### Problem details
Exclude the pictures and reproduce the remaining data exactly as written.

### Available data
— start —

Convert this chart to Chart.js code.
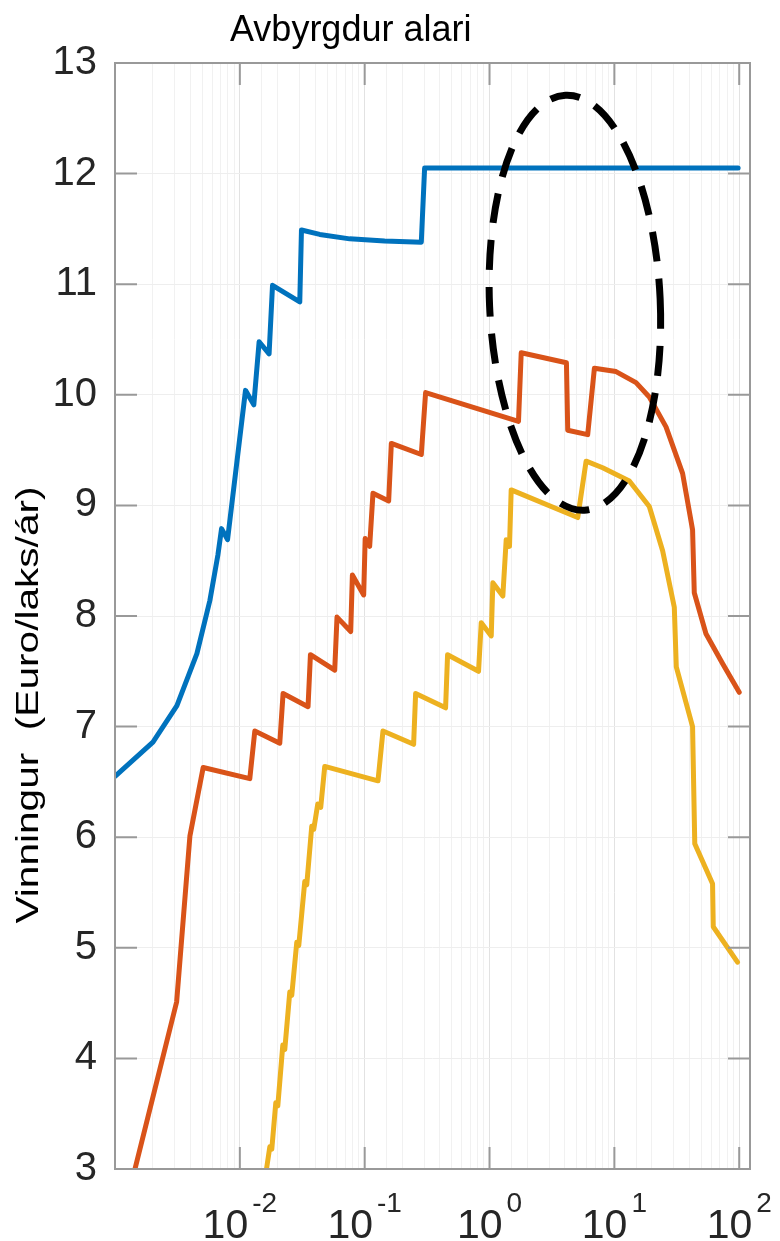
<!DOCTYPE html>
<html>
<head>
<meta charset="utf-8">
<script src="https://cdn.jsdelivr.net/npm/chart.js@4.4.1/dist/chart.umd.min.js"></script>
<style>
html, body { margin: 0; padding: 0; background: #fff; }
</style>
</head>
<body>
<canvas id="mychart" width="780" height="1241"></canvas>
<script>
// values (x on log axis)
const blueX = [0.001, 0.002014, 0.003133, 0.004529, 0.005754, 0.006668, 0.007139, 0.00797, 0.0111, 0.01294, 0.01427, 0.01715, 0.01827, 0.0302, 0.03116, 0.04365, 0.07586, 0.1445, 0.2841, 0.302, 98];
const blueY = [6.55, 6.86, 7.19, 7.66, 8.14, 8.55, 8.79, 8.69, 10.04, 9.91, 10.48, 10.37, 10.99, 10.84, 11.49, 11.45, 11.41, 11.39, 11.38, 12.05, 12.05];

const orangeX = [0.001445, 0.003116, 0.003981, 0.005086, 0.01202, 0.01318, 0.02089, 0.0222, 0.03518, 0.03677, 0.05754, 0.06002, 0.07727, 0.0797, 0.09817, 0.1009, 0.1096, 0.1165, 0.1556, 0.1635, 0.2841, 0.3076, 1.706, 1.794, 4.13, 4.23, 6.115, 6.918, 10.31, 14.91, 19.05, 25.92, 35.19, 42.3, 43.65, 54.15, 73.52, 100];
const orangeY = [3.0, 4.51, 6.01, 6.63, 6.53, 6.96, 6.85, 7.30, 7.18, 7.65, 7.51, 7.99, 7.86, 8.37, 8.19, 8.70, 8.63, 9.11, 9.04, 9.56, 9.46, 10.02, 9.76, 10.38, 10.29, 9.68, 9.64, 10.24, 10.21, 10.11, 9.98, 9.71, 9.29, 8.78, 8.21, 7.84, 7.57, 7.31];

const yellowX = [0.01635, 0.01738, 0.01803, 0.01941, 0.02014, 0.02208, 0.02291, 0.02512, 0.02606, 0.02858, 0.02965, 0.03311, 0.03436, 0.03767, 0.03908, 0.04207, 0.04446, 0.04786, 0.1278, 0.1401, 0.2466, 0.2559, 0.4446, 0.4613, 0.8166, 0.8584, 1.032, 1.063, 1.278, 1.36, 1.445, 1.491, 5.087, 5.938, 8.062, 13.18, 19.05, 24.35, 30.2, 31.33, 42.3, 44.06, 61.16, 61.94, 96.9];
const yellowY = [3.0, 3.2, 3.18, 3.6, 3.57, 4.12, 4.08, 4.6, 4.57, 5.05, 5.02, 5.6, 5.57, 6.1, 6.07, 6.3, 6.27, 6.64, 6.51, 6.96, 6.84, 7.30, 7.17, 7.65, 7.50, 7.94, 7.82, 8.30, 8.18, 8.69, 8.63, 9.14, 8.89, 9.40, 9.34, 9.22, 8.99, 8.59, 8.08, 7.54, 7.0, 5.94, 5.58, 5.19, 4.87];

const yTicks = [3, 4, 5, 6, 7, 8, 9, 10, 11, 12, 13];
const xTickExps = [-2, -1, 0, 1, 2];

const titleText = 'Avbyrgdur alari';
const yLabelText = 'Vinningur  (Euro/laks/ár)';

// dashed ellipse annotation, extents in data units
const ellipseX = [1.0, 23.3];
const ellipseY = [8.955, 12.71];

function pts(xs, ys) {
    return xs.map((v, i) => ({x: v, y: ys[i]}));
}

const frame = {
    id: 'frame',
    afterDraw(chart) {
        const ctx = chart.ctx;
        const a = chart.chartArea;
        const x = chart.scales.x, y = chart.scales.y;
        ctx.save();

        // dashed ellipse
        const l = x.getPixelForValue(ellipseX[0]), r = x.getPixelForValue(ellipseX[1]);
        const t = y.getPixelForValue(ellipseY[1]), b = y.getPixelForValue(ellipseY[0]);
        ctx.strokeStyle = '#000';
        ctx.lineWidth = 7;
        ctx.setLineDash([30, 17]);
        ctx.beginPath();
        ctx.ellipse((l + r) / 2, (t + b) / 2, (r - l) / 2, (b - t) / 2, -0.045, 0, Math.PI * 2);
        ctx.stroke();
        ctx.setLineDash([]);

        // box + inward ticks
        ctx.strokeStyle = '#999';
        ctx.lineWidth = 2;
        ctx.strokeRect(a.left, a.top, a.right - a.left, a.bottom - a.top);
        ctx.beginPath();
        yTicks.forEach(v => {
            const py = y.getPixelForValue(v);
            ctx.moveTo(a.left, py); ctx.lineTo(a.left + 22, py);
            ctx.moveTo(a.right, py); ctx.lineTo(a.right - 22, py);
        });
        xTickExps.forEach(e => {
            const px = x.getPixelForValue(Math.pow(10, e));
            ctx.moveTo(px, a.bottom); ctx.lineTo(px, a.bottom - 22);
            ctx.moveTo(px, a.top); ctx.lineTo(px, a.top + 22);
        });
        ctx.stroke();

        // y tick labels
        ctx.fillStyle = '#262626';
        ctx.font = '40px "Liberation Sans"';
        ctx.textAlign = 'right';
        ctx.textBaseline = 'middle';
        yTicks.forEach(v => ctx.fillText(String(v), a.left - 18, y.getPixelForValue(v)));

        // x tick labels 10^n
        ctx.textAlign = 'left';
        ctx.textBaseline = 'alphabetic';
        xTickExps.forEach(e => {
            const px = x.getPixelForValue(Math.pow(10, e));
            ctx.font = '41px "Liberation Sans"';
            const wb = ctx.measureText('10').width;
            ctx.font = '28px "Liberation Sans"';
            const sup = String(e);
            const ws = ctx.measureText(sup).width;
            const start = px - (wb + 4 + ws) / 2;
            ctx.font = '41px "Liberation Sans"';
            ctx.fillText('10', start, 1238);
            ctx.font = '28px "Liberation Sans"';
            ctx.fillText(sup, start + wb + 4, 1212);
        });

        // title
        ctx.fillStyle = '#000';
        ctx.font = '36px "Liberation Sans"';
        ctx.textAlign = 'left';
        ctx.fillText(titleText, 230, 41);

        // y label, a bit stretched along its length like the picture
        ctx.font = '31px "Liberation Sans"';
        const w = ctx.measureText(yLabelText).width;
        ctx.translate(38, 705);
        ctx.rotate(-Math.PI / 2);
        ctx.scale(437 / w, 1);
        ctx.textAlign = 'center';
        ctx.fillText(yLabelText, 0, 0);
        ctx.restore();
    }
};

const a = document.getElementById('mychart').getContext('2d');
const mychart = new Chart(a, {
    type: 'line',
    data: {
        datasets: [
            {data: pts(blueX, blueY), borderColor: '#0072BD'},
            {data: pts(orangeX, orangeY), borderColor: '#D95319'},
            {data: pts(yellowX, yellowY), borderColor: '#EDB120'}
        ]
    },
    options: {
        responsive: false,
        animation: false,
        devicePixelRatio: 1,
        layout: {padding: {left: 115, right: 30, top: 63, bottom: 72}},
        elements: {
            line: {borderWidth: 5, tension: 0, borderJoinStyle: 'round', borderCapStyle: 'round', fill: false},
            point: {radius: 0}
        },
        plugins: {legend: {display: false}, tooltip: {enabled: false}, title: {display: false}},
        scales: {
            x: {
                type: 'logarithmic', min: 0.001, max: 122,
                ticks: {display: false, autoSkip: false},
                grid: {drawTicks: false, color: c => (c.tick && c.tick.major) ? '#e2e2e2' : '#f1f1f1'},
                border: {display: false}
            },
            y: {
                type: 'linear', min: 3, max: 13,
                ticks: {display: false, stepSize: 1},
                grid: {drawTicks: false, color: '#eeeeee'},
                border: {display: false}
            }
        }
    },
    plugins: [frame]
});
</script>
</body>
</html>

— end —

### Written response
Convert this chart to Chart.js code.
<!DOCTYPE html>
<html>
<head>
<meta charset="utf-8">
<script src="https://cdn.jsdelivr.net/npm/chart.js@4.4.1/dist/chart.umd.min.js"></script>
<style>
html, body { margin: 0; padding: 0; background: #fff; }
</style>
</head>
<body>
<canvas id="mychart" width="780" height="1241"></canvas>
<script>
// values (x on log axis)
const blueX = [0.001, 0.002014, 0.003133, 0.004529, 0.005754, 0.006668, 0.007139, 0.00797, 0.0111, 0.01294, 0.01427, 0.01715, 0.01827, 0.0302, 0.03116, 0.04365, 0.07586, 0.1445, 0.2841, 0.302, 98];
const blueY = [6.55, 6.86, 7.19, 7.66, 8.14, 8.55, 8.79, 8.69, 10.04, 9.91, 10.48, 10.37, 10.99, 10.84, 11.49, 11.45, 11.41, 11.39, 11.38, 12.05, 12.05];

const orangeX = [0.001445, 0.003116, 0.003981, 0.005086, 0.01202, 0.01318, 0.02089, 0.0222, 0.03518, 0.03677, 0.05754, 0.06002, 0.07727, 0.0797, 0.09817, 0.1009, 0.1096, 0.1165, 0.1556, 0.1635, 0.2841, 0.3076, 1.706, 1.794, 4.13, 4.23, 6.115, 6.918, 10.31, 14.91, 19.05, 25.92, 35.19, 42.3, 43.65, 54.15, 73.52, 100];
const orangeY = [3.0, 4.51, 6.01, 6.63, 6.53, 6.96, 6.85, 7.30, 7.18, 7.65, 7.51, 7.99, 7.86, 8.37, 8.19, 8.70, 8.63, 9.11, 9.04, 9.56, 9.46, 10.02, 9.76, 10.38, 10.29, 9.68, 9.64, 10.24, 10.21, 10.11, 9.98, 9.71, 9.29, 8.78, 8.21, 7.84, 7.57, 7.31];

const yellowX = [0.01635, 0.01738, 0.01803, 0.01941, 0.02014, 0.02208, 0.02291, 0.02512, 0.02606, 0.02858, 0.02965, 0.03311, 0.03436, 0.03767, 0.03908, 0.04207, 0.04446, 0.04786, 0.1278, 0.1401, 0.2466, 0.2559, 0.4446, 0.4613, 0.8166, 0.8584, 1.032, 1.063, 1.278, 1.36, 1.445, 1.491, 5.087, 5.938, 8.062, 13.18, 19.05, 24.35, 30.2, 31.33, 42.3, 44.06, 61.16, 61.94, 96.9];
const yellowY = [3.0, 3.2, 3.18, 3.6, 3.57, 4.12, 4.08, 4.6, 4.57, 5.05, 5.02, 5.6, 5.57, 6.1, 6.07, 6.3, 6.27, 6.64, 6.51, 6.96, 6.84, 7.30, 7.17, 7.65, 7.50, 7.94, 7.82, 8.30, 8.18, 8.69, 8.63, 9.14, 8.89, 9.40, 9.34, 9.22, 8.99, 8.59, 8.08, 7.54, 7.0, 5.94, 5.58, 5.19, 4.87];

const yTicks = [3, 4, 5, 6, 7, 8, 9, 10, 11, 12, 13];
const xTickExps = [-2, -1, 0, 1, 2];

const titleText = 'Avbyrgdur alari';
const yLabelText = 'Vinningur  (Euro/laks/ár)';

// dashed ellipse annotation, extents in data units
const ellipseX = [1.0, 23.3];
const ellipseY = [8.955, 12.71];

function pts(xs, ys) {
    return xs.map((v, i) => ({x: v, y: ys[i]}));
}

const frame = {
    id: 'frame',
    afterDraw(chart) {
        const ctx = chart.ctx;
        const a = chart.chartArea;
        const x = chart.scales.x, y = chart.scales.y;
        ctx.save();

        // dashed ellipse
        const l = x.getPixelForValue(ellipseX[0]), r = x.getPixelForValue(ellipseX[1]);
        const t = y.getPixelForValue(ellipseY[1]), b = y.getPixelForValue(ellipseY[0]);
        ctx.strokeStyle = '#000';
        ctx.lineWidth = 7;
        ctx.setLineDash([30, 17]);
        ctx.beginPath();
        ctx.ellipse((l + r) / 2, (t + b) / 2, (r - l) / 2, (b - t) / 2, -0.045, 0, Math.PI * 2);
        ctx.stroke();
        ctx.setLineDash([]);

        // box + inward ticks
        ctx.strokeStyle = '#999';
        ctx.lineWidth = 2;
        ctx.strokeRect(a.left, a.top, a.right - a.left, a.bottom - a.top);
        ctx.beginPath();
        yTicks.forEach(v => {
            const py = y.getPixelForValue(v);
            ctx.moveTo(a.left, py); ctx.lineTo(a.left + 22, py);
            ctx.moveTo(a.right, py); ctx.lineTo(a.right - 22, py);
        });
        xTickExps.forEach(e => {
            const px = x.getPixelForValue(Math.pow(10, e));
            ctx.moveTo(px, a.bottom); ctx.lineTo(px, a.bottom - 22);
            ctx.moveTo(px, a.top); ctx.lineTo(px, a.top + 22);
        });
        ctx.stroke();

        // y tick labels
        ctx.fillStyle = '#262626';
        ctx.font = '40px "Liberation Sans"';
        ctx.textAlign = 'right';
        ctx.textBaseline = 'middle';
        yTicks.forEach(v => ctx.fillText(String(v), a.left - 18, y.getPixelForValue(v)));

        // x tick labels 10^n
        ctx.textAlign = 'left';
        ctx.textBaseline = 'alphabetic';
        xTickExps.forEach(e => {
            const px = x.getPixelForValue(Math.pow(10, e));
            ctx.font = '41px "Liberation Sans"';
            const wb = ctx.measureText('10').width;
            ctx.font = '28px "Liberation Sans"';
            const sup = String(e);
            const ws = ctx.measureText(sup).width;
            const start = px - (wb + 4 + ws) / 2;
            ctx.font = '41px "Liberation Sans"';
            ctx.fillText('10', start, 1238);
            ctx.font = '28px "Liberation Sans"';
            ctx.fillText(sup, start + wb + 4, 1212);
        });

        // title
        ctx.fillStyle = '#000';
        ctx.font = '36px "Liberation Sans"';
        ctx.textAlign = 'left';
        ctx.fillText(titleText, 230, 41);

        // y label, a bit stretched along its length like the picture
        ctx.font = '31px "Liberation Sans"';
        const w = ctx.measureText(yLabelText).width;
        ctx.translate(38, 705);
        ctx.rotate(-Math.PI / 2);
        ctx.scale(437 / w, 1);
        ctx.textAlign = 'center';
        ctx.fillText(yLabelText, 0, 0);
        ctx.restore();
    }
};

const a = document.getElementById('mychart').getContext('2d');
const mychart = new Chart(a, {
    type: 'line',
    data: {
        datasets: [
            {data: pts(blueX, blueY), borderColor: '#0072BD'},
            {data: pts(orangeX, orangeY), borderColor: '#D95319'},
            {data: pts(yellowX, yellowY), borderColor: '#EDB120'}
        ]
    },
    options: {
        responsive: false,
        animation: false,
        devicePixelRatio: 1,
        layout: {padding: {left: 115, right: 30, top: 63, bottom: 72}},
        elements: {
            line: {borderWidth: 5, tension: 0, borderJoinStyle: 'round', borderCapStyle: 'round', fill: false},
            point: {radius: 0}
        },
        plugins: {legend: {display: false}, tooltip: {enabled: false}, title: {display: false}},
        scales: {
            x: {
                type: 'logarithmic', min: 0.001, max: 122,
                ticks: {display: false, autoSkip: false},
                grid: {drawTicks: false, color: c => (c.tick && c.tick.major) ? '#e2e2e2' : '#f1f1f1'},
                border: {display: false}
            },
            y: {
                type: 'linear', min: 3, max: 13,
                ticks: {display: false, stepSize: 1},
                grid: {drawTicks: false, color: '#eeeeee'},
                border: {display: false}
            }
        }
    },
    plugins: [frame]
});
</script>
</body>
</html>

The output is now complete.